■ Dataset section

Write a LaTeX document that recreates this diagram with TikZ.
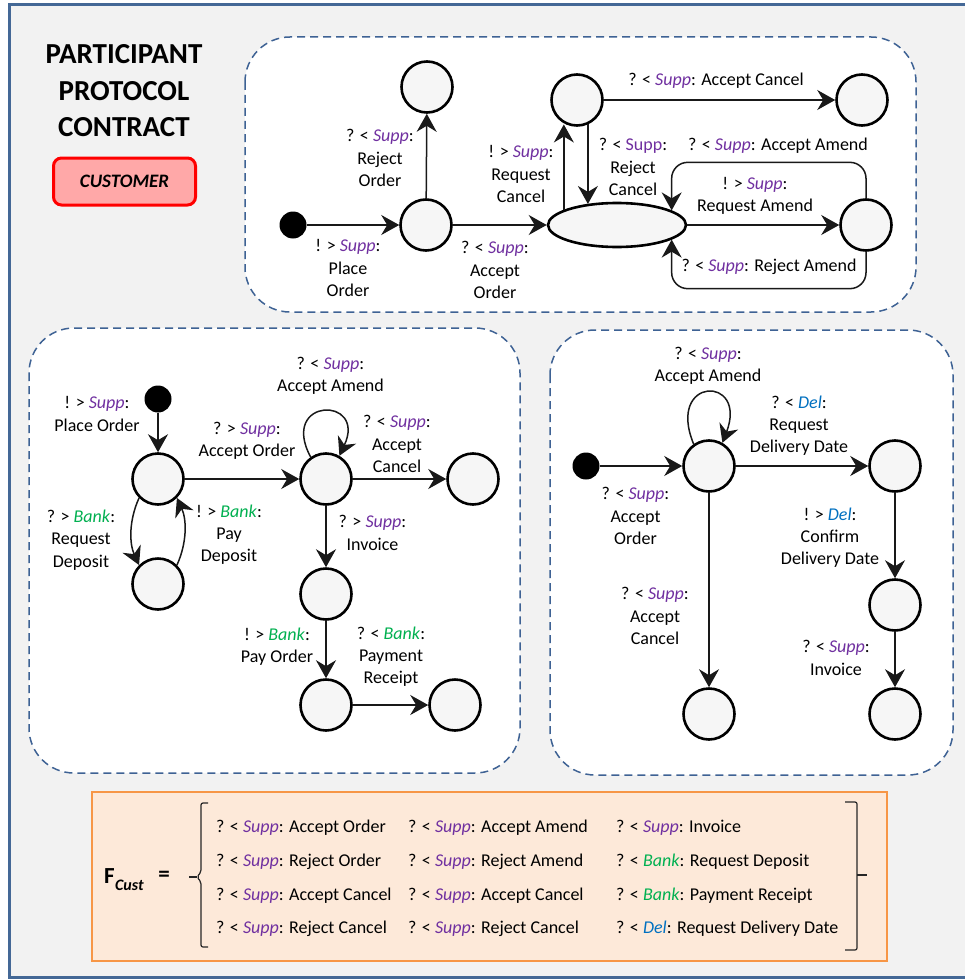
\documentclass[tikz,border=0pt]{standalone}
\usepackage{fontspec}
\setmainfont{Carlito}
\usetikzlibrary{arrows.meta,shapes.geometric,calc}
\definecolor{suppc}{RGB}{112,48,160}
\definecolor{bankc}{RGB}{0,176,80}
\definecolor{delc}{RGB}{0,112,192}
\definecolor{framec}{RGB}{68,104,150}
\definecolor{dashc}{RGB}{62,98,148}
\definecolor{bgc}{RGB}{242,242,242}
\definecolor{statec}{RGB}{246,246,246}
\definecolor{custfill}{RGB}{255,168,168}
\definecolor{formfill}{RGB}{253,233,217}
\definecolor{formline}{RGB}{247,150,70}
\newcommand{\SUPP}{\textcolor{suppc}{\textit{Supp}}}
\newcommand{\BANK}{\textcolor{bankc}{\textit{Bank}}}
\newcommand{\DELV}{\textcolor{delc}{\textit{Del}}}
\begin{document}
\begin{tikzpicture}[x=1pt,y=-1pt,
  every node/.style={inner sep=0pt},
  lbl/.style={align=center, font=\fontsize{18}{22.3}\selectfont},
  state/.style={circle, draw=black, line width=2.6pt, fill=statec, minimum size=51pt},
  initdot/.style={circle, fill=black, minimum size=27pt},
  tr/.style={line width=1.5pt, draw=black!90, -{Stealth[length=18pt,width=20pt,inset=6pt]}},
  region/.style={draw=dashc, line width=1.5pt, dash pattern=on 8pt off 5pt, fill=white, rounded corners=45pt},
  formcol/.style={anchor=west, align=left, font=\fontsize{18}{33.7}\selectfont}]

\useasboundingbox (0,0) rectangle (965,979);
\fill[white] (0,0) rectangle (965,979);
\draw[framec, line width=3pt, fill=bgc] (9.5,4.5) rectangle (1000,977.5);

% regions
\draw[region] (245,37) rectangle (916,312);
\draw[region] (29,328) rectangle (520,773);
\draw[region] (550,330) rectangle (953,775);
\draw[formline, line width=2pt, fill=formfill] (92,792) rectangle (887,961);

% title
\node[align=center, font=\fontsize{29}{36.5}\selectfont\bfseries] (title) at (124,91) {PARTICIPANT\\PROTOCOL\\CONTRACT};
\node[draw=red, line width=3pt, fill=custfill, rounded corners=8pt, minimum width=142pt, minimum height=47pt, font=\fontsize{19}{19}\selectfont\bfseries\itshape] (cust) at (124.5,181.5) {CUSTOMER};

% ---------- top protocol ----------
\node[initdot] (t0) at (293,225) {};
\node[state] (ta) at (426,225) {};
\node[state] (tro) at (427,87) {};
\node[state] (trc) at (577,100) {};
\node[state] (tac) at (862,100) {};
\node[ellipse, draw=black, line width=2.6pt, fill=statec, minimum width=138pt, minimum height=44pt] (tel) at (617,225) {};
\node[state] (tam) at (866,225) {};

\draw[tr] (t0) -- (ta);
\draw[tr] (ta) -- (tro);
\draw[tr] (ta) -- (tel);
\draw[tr] (tel.164) -- (tel.164 |- trc.246);
\draw[tr] (trc.294) -- (trc.294 |- tel.145);
\draw[tr] (trc) -- (tac);
\draw[tr] (tel) -- (tam);
\draw[tr, rounded corners=16pt] (tam.north) |- ($(tel.15)+(0,-48)$) -- (tel.15);
\draw[tr, rounded corners=16pt] (tam.south) |- ($(tel.-15)+(0,49)$) -- (tel.-15);

\node[lbl] (tl1) at (348,268) {! > \SUPP:\\Place\\Order};
\node[lbl] (tl2) at (380,158) {? < \SUPP:\\Reject\\Order};
\node[lbl] (tl3) at (495,270) {? < \SUPP:\\Accept\\Order};
\node[lbl] (tl4) at (521,174) {! > \SUPP:\\Request\\Cancel};
\node[lbl] (tl5) at (633,167) {? < \textcolor{suppc}{Supp}:\\Reject\\Cancel};
\node[lbl] (tl6) at (716,81) {? < \SUPP: Accept Cancel};
\node[lbl] (tl7) at (755,196) {! > \SUPP:\\Request Amend};
\node[lbl] (tl8) at (778,146) {? < \SUPP: Accept Amend};
\node[lbl] (tl9) at (769,267) {? < \SUPP: Reject Amend};

% ---------- bottom-left protocol ----------
\node[initdot] (b0) at (158,399) {};
\node[state] (b1) at (158,479) {};
\node[state] (b2) at (158,584) {};
\node[state] (b3) at (326,479) {};
\node[state] (b4) at (473,479) {};
\node[state] (b5) at (326,594) {};
\node[state] (b6) at (326,705) {};
\node[state] (b7) at (455,705) {};

\draw[tr] (b0) -- (b1);
\draw[tr] (b1) -- (b3);
\draw[tr] (b1.225) .. controls +(-10,22) and +(-10,-22) .. (b2.135);
\draw[tr] (b2.45) .. controls +(10,-22) and +(10,22) .. (b1.-45);
\draw[tr] (b3.125) .. controls +(-32,-60) and +(28,-60) .. (b3.60);
\draw[tr] (b3) -- (b4);
\draw[tr] (b3) -- (b5);
\draw[tr] (b5) -- (b6);
\draw[tr] (b6) -- (b7);

\node[lbl] (bl1) at (97,414) {! > \SUPP:\\Place Order};
\node[lbl] (bl2) at (247,441) {? > \SUPP:\\Accept Order};
\node[lbl] (bl3) at (81,540) {? > \BANK:\\Request\\Deposit};
\node[lbl] (bl4) at (229,534.5) {! > \BANK:\\Pay\\Deposit};
\node[lbl] (bl5) at (330.5,376) {? < \SUPP:\\Accept Amend};
\node[lbl] (bl6) at (397,444) {? < \SUPP:\\Accept\\Cancel};
\node[lbl] (bl7) at (372.5,533) {? > \SUPP:\\Invoice};
\node[lbl] (bl8) at (277,646.5) {! > \BANK:\\Pay Order};
\node[lbl] (bl9) at (391,656.5) {? < \BANK:\\Payment\\Receipt};

% ---------- bottom-right protocol ----------
\node[initdot] (r0) at (586,466) {};
\node[state] (r1) at (709,466) {};
\node[state] (r2) at (895,466) {};
\node[state] (r3) at (895,605) {};
\node[state] (r4) at (709,714) {};
\node[state] (r5) at (895,714) {};

\draw[tr] (r0) -- (r1);
\draw[tr] (r1) -- (r2);
\draw[tr] (r2) -- (r3);
\draw[tr] (r3) -- (r5);
\draw[tr] (r1) -- (r4);
\draw[tr] (r1.125) .. controls +(-28,-68) and +(26,-68) .. (r1.60);

\node[lbl] (rl1) at (635.5,516) {? < \SUPP:\\Accept\\Order};
\node[lbl] (rl2) at (708,366) {? < \SUPP:\\Accept Amend};
\node[lbl] (rl3) at (799,425.5) {? < \DELV:\\Request\\Delivery Date};
\node[lbl] (rl4) at (830,537.5) {! > \DELV:\\Confirm\\Delivery Date};
\node[lbl] (rl5) at (655,616) {? < \SUPP:\\Accept\\Cancel};
\node[lbl] (rl6) at (836,658) {? < \SUPP:\\Invoice};

% ---------- formula ----------
\node[anchor=base west, font=\fontsize{23}{23}\selectfont\bfseries] (fF) at (104,883) {F};
\node[anchor=base west, font=\fontsize{16}{16}\selectfont\bfseries\itshape] (fsub) at ($(fF.base east)+(0,7)$) {Cust};
\node[font=\fontsize{23}{23}\selectfont\bfseries] (feq) at (164,876) {=};
\draw[black!85, line width=1.2pt, rounded corners=2pt] (208,803) -- (201,803) -- (201,872) -- (197,877) -- (201,882) -- (201,947) -- (208,947);
\draw[black!85, line width=1.2pt] (189,877) -- (197,877);
\draw[black!85, line width=1.2pt, rounded corners=2pt] (845,802) -- (857,802) -- (857,950) -- (845,950);
\draw[black!85, line width=1.2pt] (857,875) -- (867,875);

\node[formcol] (fc1) at (216,878.5) {? < \SUPP: Accept Order\\? < \SUPP: Reject Order\\? < \SUPP: Accept Cancel\\? < \SUPP: Reject Cancel};
\node[formcol] (fc2) at (408,878.5) {? < \SUPP: Accept Amend\\? < \SUPP: Reject Amend\\? < \SUPP: Accept Cancel\\? < \SUPP: Reject Cancel};
\node[formcol] (fc3) at (616,878.5) {? < \SUPP: Invoice\\? < \BANK: Request Deposit\\? < \BANK: Payment Receipt\\? < \DELV: Request Delivery Date};
\end{tikzpicture}
\end{document}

■ Exercise objective
Exactly as they appear, print the lines of the listing above from its first line through the line that contains "width=3pt, fill=custfill, rounded", minus the pictures.

■ Correct answer
Write a LaTeX document that recreates this diagram with TikZ.
\documentclass[tikz,border=0pt]{standalone}
\usepackage{fontspec}
\setmainfont{Carlito}
\usetikzlibrary{arrows.meta,shapes.geometric,calc}
\definecolor{suppc}{RGB}{112,48,160}
\definecolor{bankc}{RGB}{0,176,80}
\definecolor{delc}{RGB}{0,112,192}
\definecolor{framec}{RGB}{68,104,150}
\definecolor{dashc}{RGB}{62,98,148}
\definecolor{bgc}{RGB}{242,242,242}
\definecolor{statec}{RGB}{246,246,246}
\definecolor{custfill}{RGB}{255,168,168}
\definecolor{formfill}{RGB}{253,233,217}
\definecolor{formline}{RGB}{247,150,70}
\newcommand{\SUPP}{\textcolor{suppc}{\textit{Supp}}}
\newcommand{\BANK}{\textcolor{bankc}{\textit{Bank}}}
\newcommand{\DELV}{\textcolor{delc}{\textit{Del}}}
\begin{document}
\begin{tikzpicture}[x=1pt,y=-1pt,
  every node/.style={inner sep=0pt},
  lbl/.style={align=center, font=\fontsize{18}{22.3}\selectfont},
  state/.style={circle, draw=black, line width=2.6pt, fill=statec, minimum size=51pt},
  initdot/.style={circle, fill=black, minimum size=27pt},
  tr/.style={line width=1.5pt, draw=black!90, -{Stealth[length=18pt,width=20pt,inset=6pt]}},
  region/.style={draw=dashc, line width=1.5pt, dash pattern=on 8pt off 5pt, fill=white, rounded corners=45pt},
  formcol/.style={anchor=west, align=left, font=\fontsize{18}{33.7}\selectfont}]

\useasboundingbox (0,0) rectangle (965,979);
\fill[white] (0,0) rectangle (965,979);
\draw[framec, line width=3pt, fill=bgc] (9.5,4.5) rectangle (1000,977.5);

% regions
\draw[region] (245,37) rectangle (916,312);
\draw[region] (29,328) rectangle (520,773);
\draw[region] (550,330) rectangle (953,775);
\draw[formline, line width=2pt, fill=formfill] (92,792) rectangle (887,961);

% title
\node[align=center, font=\fontsize{29}{36.5}\selectfont\bfseries] (title) at (124,91) {PARTICIPANT\\PROTOCOL\\CONTRACT};
\node[draw=red, line width=3pt, fill=custfill, rounded corners=8pt, minimum width=142pt, minimum height=47pt, font=\fontsize{19}{19}\selectfont\bfseries\itshape] (cust) at (124.5,181.5) {CUSTOMER};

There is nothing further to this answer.